- **Directions**
Your task is to quote exactly the run of lines that starts at the line containing "The picture is" and ends at the line containing "from bokeh.resources import INLINE", including both.

- **Provided data**
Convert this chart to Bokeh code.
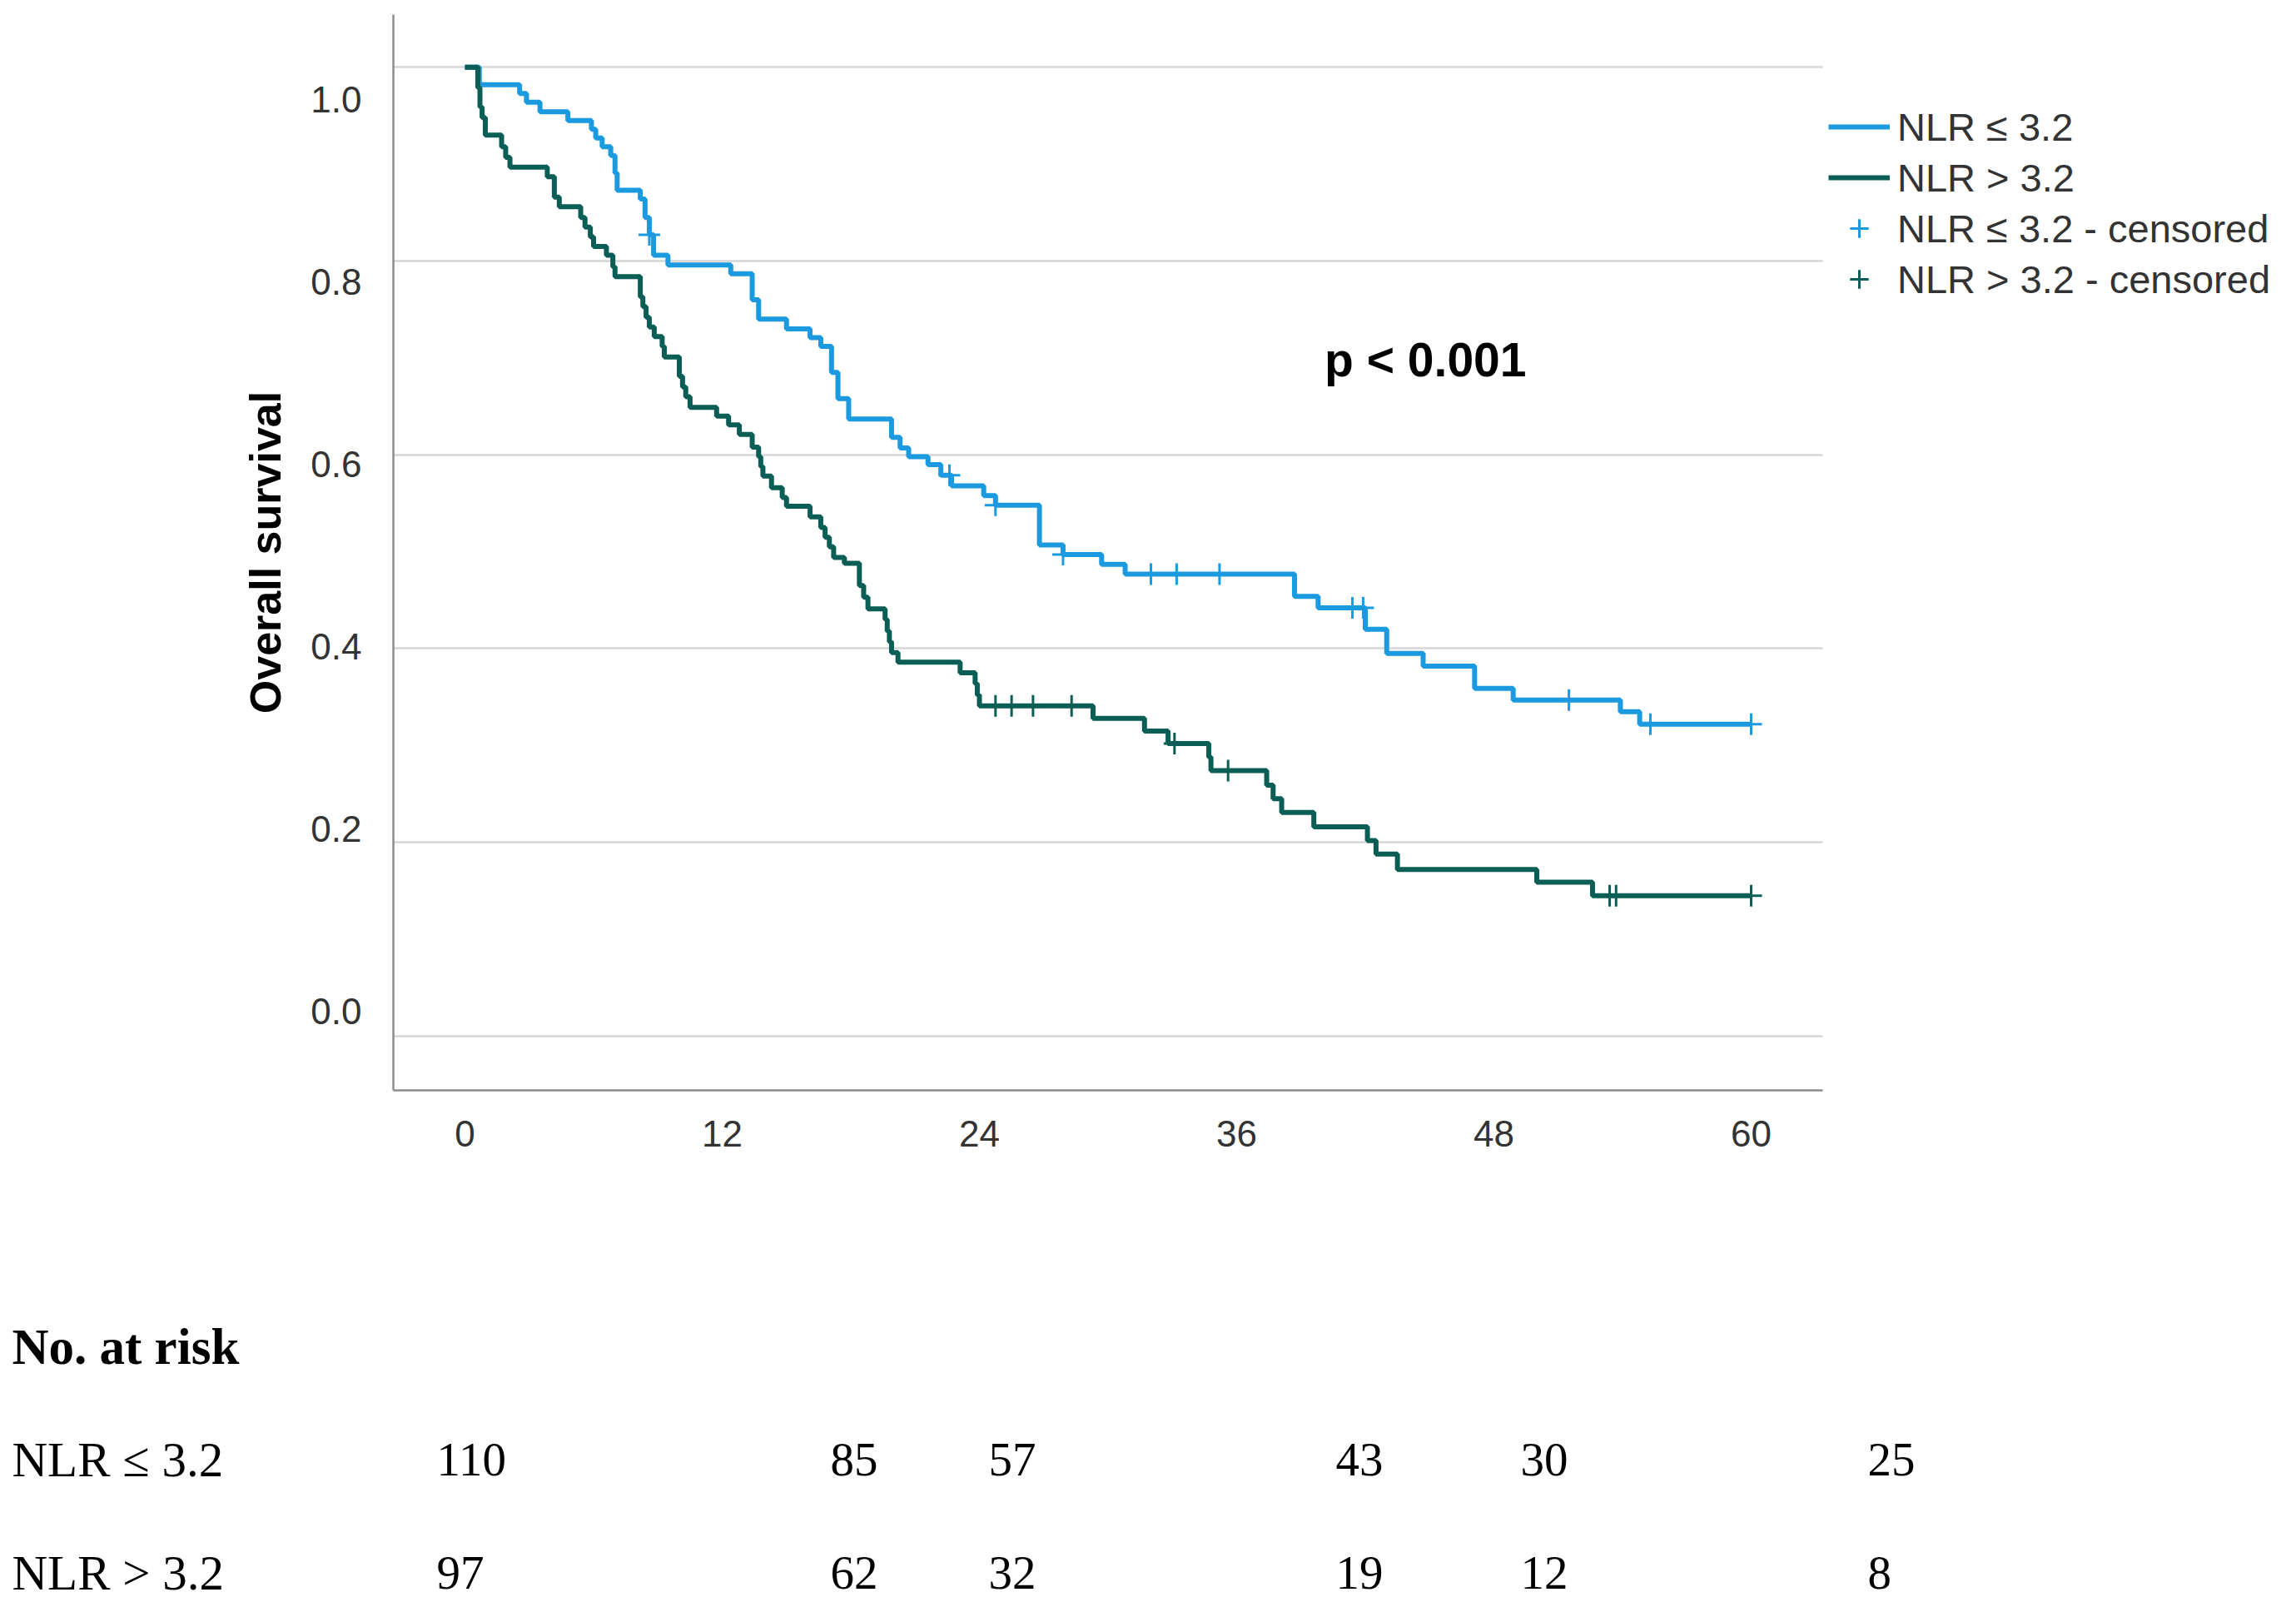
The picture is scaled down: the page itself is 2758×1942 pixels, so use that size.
import numpy as np
from bokeh.plotting import figure
from bokeh.layouts import column, row
from bokeh.models import (Range1d, LinearAxis, FixedTicker, NumeralTickFormatter, Grid,
                          Legend, LegendItem, Label)
from bokeh.core.properties import value
from bokeh.embed import file_html
from bokeh.resources import INLINE

# ---------------- data ----------------
group_labels = ["NLR \u2264 3.2", "NLR > 3.2"]
censor_suffix = " - censored"

low_time = [0, 0.67, 2.55, 2.87, 3.5, 4.8, 5.9, 6.1, 6.4, 6.8, 7.0, 7.1, 8.18, 8.4, 8.6,
            8.8, 9.47, 12.4, 13.4, 13.7, 15.0, 16.1, 16.6, 17.1, 17.4, 17.9, 19.9, 20.3,
            20.7, 21.6, 22.2, 22.7, 24.2, 24.75, 26.8, 27.9, 29.7, 30.8, 38.7, 39.8, 42.0,
            43.0, 44.7, 47.1, 48.9, 53.9, 54.8, 60.0]
low_surv = [1.0, 0.982, 0.973, 0.964, 0.954, 0.945, 0.936, 0.927, 0.918, 0.909, 0.891, 0.873,
            0.864, 0.845, 0.827, 0.806, 0.796, 0.787, 0.760, 0.740, 0.730, 0.721, 0.712, 0.685,
            0.658, 0.637, 0.618, 0.607, 0.598, 0.590, 0.579, 0.568, 0.558, 0.548, 0.507, 0.497,
            0.487, 0.477, 0.454, 0.442, 0.420, 0.395, 0.382, 0.359, 0.347, 0.335, 0.322, 0.322]
low_censored = [8.6, 22.6, 24.75, 27.9, 32.0, 33.2, 35.2, 41.4, 41.9, 51.5, 55.3, 60.0]

high_time = [0, 0.6, 0.7, 0.8, 0.95, 1.71, 1.9, 2.1, 3.84, 4.17, 4.4, 5.4, 5.6, 5.85, 6.0,
             6.6, 6.9, 7.0, 8.18, 8.3, 8.45, 8.6, 8.83, 9.2, 9.3, 10.0, 10.15, 10.3, 10.5,
             11.74, 12.3, 12.8, 13.4, 13.7, 13.8, 13.9, 14.3, 14.8, 15.0, 16.1, 16.6, 16.8,
             17.0, 17.2, 17.7, 18.4, 18.6, 18.8, 19.6, 19.7, 19.8, 19.9, 20.2, 23.1, 23.8,
             23.9, 24.0, 29.3, 31.7, 32.8, 34.7, 34.8, 37.4, 37.7, 38.1, 39.6, 42.1, 42.5,
             43.5, 50.0, 52.6, 60.0]
high_surv = [1.0, 0.979, 0.959, 0.948, 0.930, 0.918, 0.907, 0.897, 0.887, 0.866, 0.856, 0.845,
             0.835, 0.825, 0.815, 0.806, 0.794, 0.784, 0.763, 0.753, 0.742, 0.732, 0.722, 0.712,
             0.701, 0.681, 0.670, 0.660, 0.649, 0.640, 0.631, 0.621, 0.608, 0.598, 0.588, 0.578,
             0.566, 0.556, 0.547, 0.536, 0.525, 0.515, 0.505, 0.494, 0.488, 0.465, 0.453, 0.441,
             0.430, 0.418, 0.407, 0.396, 0.386, 0.375, 0.364, 0.352, 0.341, 0.328, 0.315, 0.302,
             0.288, 0.274, 0.259, 0.245, 0.231, 0.216, 0.202, 0.188, 0.172, 0.159, 0.145, 0.145]
high_censored = [24.75, 25.5, 26.5, 28.3, 33.1, 35.6, 53.4, 53.7, 60.0]

x_ticks = [0, 12, 24, 36, 48, 60]
y_ticks = [0.0, 0.2, 0.4, 0.6, 0.8, 1.0]
y_title = "Overall survival"
p_text = "p < 0.001"

risk_title = "No. at risk"
risk_low = [110, 85, 57, 43, 30, 25]
risk_high = [97, 62, 32, 19, 12, 8]

# ---------------- styles / layout ----------------
BLUE = "#1b9ae0"
GREEN = "#0b5e56"
TICK_COLOR = "#333333"
AXIS_COLOR = "#8c8c8c"
GRID_COLOR = "#d6d6d6"
W = 2742
TOP_H = 1450
TAB_H = 474
X_LO, X_HI = -3.34, 63.34          # visible axis extent
X_FRAME_HI = X_LO + (W - 472) / 25.75   # frame extends right to host the legend


def surv_at(times, surv, t):
    idx = np.searchsorted(np.asarray(times), np.asarray(t), side="right") - 1
    return list(np.asarray(surv)[idx])


p = figure(width=W, height=TOP_H, x_range=Range1d(X_LO, X_FRAME_HI), y_range=Range1d(-0.0559, 1.0544),
           output_backend="svg", toolbar_location=None, y_axis_location=None,
           min_border_left=472, min_border_right=0, min_border_top=17, min_border_bottom=141)
p.outline_line_color = None
p.background_fill_color = "white"
p.border_fill_color = "white"
p.xgrid.visible = False
p.ygrid.visible = False

# y-axis labels (SPSS offset mapping) on own range
p.extra_y_ranges = {"lab": Range1d(-0.0870, 1.0931)}
yax = LinearAxis(y_range_name="lab", ticker=FixedTicker(ticks=y_ticks),
                 formatter=NumeralTickFormatter(format="0.0"))
yax.axis_line_color = AXIS_COLOR
yax.axis_line_width = 2.5
yax.major_tick_line_color = None
yax.minor_tick_line_color = None
yax.major_label_standoff = 32
yax.major_label_text_font = "Liberation Sans"
yax.major_label_text_font_size = "44px"
yax.major_label_text_color = TICK_COLOR
yax.axis_label = y_title
yax.axis_label_text_font = "Liberation Sans"
yax.axis_label_text_font_style = "bold"
yax.axis_label_text_font_size = "52px"
yax.axis_label_text_color = "black"
yax.axis_label_standoff = 22
p.add_layout(yax, "left")

grid = Grid(dimension=1, ticker=FixedTicker(ticks=y_ticks), grid_line_color=GRID_COLOR,
            grid_line_width=2.5)
if "cross_bounds" in Grid.properties():
    grid.cross_bounds = (X_LO, X_HI)
p.add_layout(grid)

xax = p.xaxis[0]
xax.ticker = FixedTicker(ticks=x_ticks)
xax.bounds = (X_LO, X_HI)
xax.axis_line_color = AXIS_COLOR
xax.axis_line_width = 2.5
xax.major_tick_line_color = None
xax.minor_tick_line_color = None
xax.major_label_standoff = 30
xax.major_label_text_font = "Liberation Sans"
xax.major_label_text_font_size = "44px"
xax.major_label_text_color = TICK_COLOR

r_low = p.step(low_time, low_surv, mode="after", line_color=BLUE, line_width=6)
r_high = p.step(high_time, high_surv, mode="after", line_color=GREEN, line_width=6)
r_low_c = p.scatter(low_censored, surv_at(low_time, low_surv, low_censored), marker="cross",
                    size=26, line_color=BLUE, line_width=3)
r_high_c = p.scatter(high_censored, surv_at(high_time, high_surv, high_censored), marker="cross",
                     size=26, line_color=GREEN, line_width=3)

legend = Legend(items=[
    LegendItem(label=value(group_labels[0]), renderers=[r_low]),
    LegendItem(label=value(group_labels[1]), renderers=[r_high]),
    LegendItem(label=value(group_labels[0] + censor_suffix), renderers=[r_low_c]),
    LegendItem(label=value(group_labels[1] + censor_suffix), renderers=[r_high_c]),
], location=(1724, 946), orientation="vertical")
legend.border_line_color = None
legend.background_fill_alpha = 0
legend.padding = 0
legend.margin = 0
legend.spacing = 5
legend.glyph_width = 74
legend.glyph_height = 56
legend.label_height = 56
legend.label_standoff = 9
legend.label_text_font = "Liberation Sans"
legend.label_text_font_size = "47px"
legend.label_text_color = TICK_COLOR
p.add_layout(legend)

p.add_layout(Label(x=40.1, y=0.698, text=p_text, text_font="Liberation Sans",
                   text_font_style="bold", text_font_size="57px", text_color="black",
                   text_baseline="middle", text_align="left"))

# ---------------- number at risk table ----------------
t = figure(width=W, height=TAB_H, x_range=Range1d(0, W), y_range=Range1d(TAB_H, 0),
           output_backend="svg", toolbar_location=None, min_border=0,
           x_axis_location=None, y_axis_location=None)
t.outline_line_color = None
t.xgrid.visible = False
t.ygrid.visible = False
t.background_fill_color = "white"
t.border_fill_color = "white"

col_x = [524, 997, 1187, 1604, 1826, 2243]
label_x = 14
title_y = 167
row_y = [302, 438]
serif = value("Liberation Serif")

t.text(x=[label_x], y=[title_y], text=[risk_title], text_font=serif, text_font_style="bold",
       text_font_size="61px", text_baseline="middle", text_color="black")
for rows, yy, lab in [(risk_low, row_y[0], group_labels[0]), (risk_high, row_y[1], group_labels[1])]:
    t.text(x=[label_x], y=[yy], text=[lab], text_font=serif, text_font_size="59px",
           text_baseline="middle", text_color="black")
    t.text(x=col_x, y=[yy] * len(rows), text=[str(v) for v in rows], text_font=serif,
           text_font_size="57px", text_baseline="middle", text_color="black")

layout = column(p, row(t))
open("out.html", "w").write(file_html(layout, INLINE))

- **Solution to this task**
The picture is scaled down: the page itself is 2758×1942 pixels, so use that size.
import numpy as np
from bokeh.plotting import figure
from bokeh.layouts import column, row
from bokeh.models import (Range1d, LinearAxis, FixedTicker, NumeralTickFormatter, Grid,
                          Legend, LegendItem, Label)
from bokeh.core.properties import value
from bokeh.embed import file_html
from bokeh.resources import INLINE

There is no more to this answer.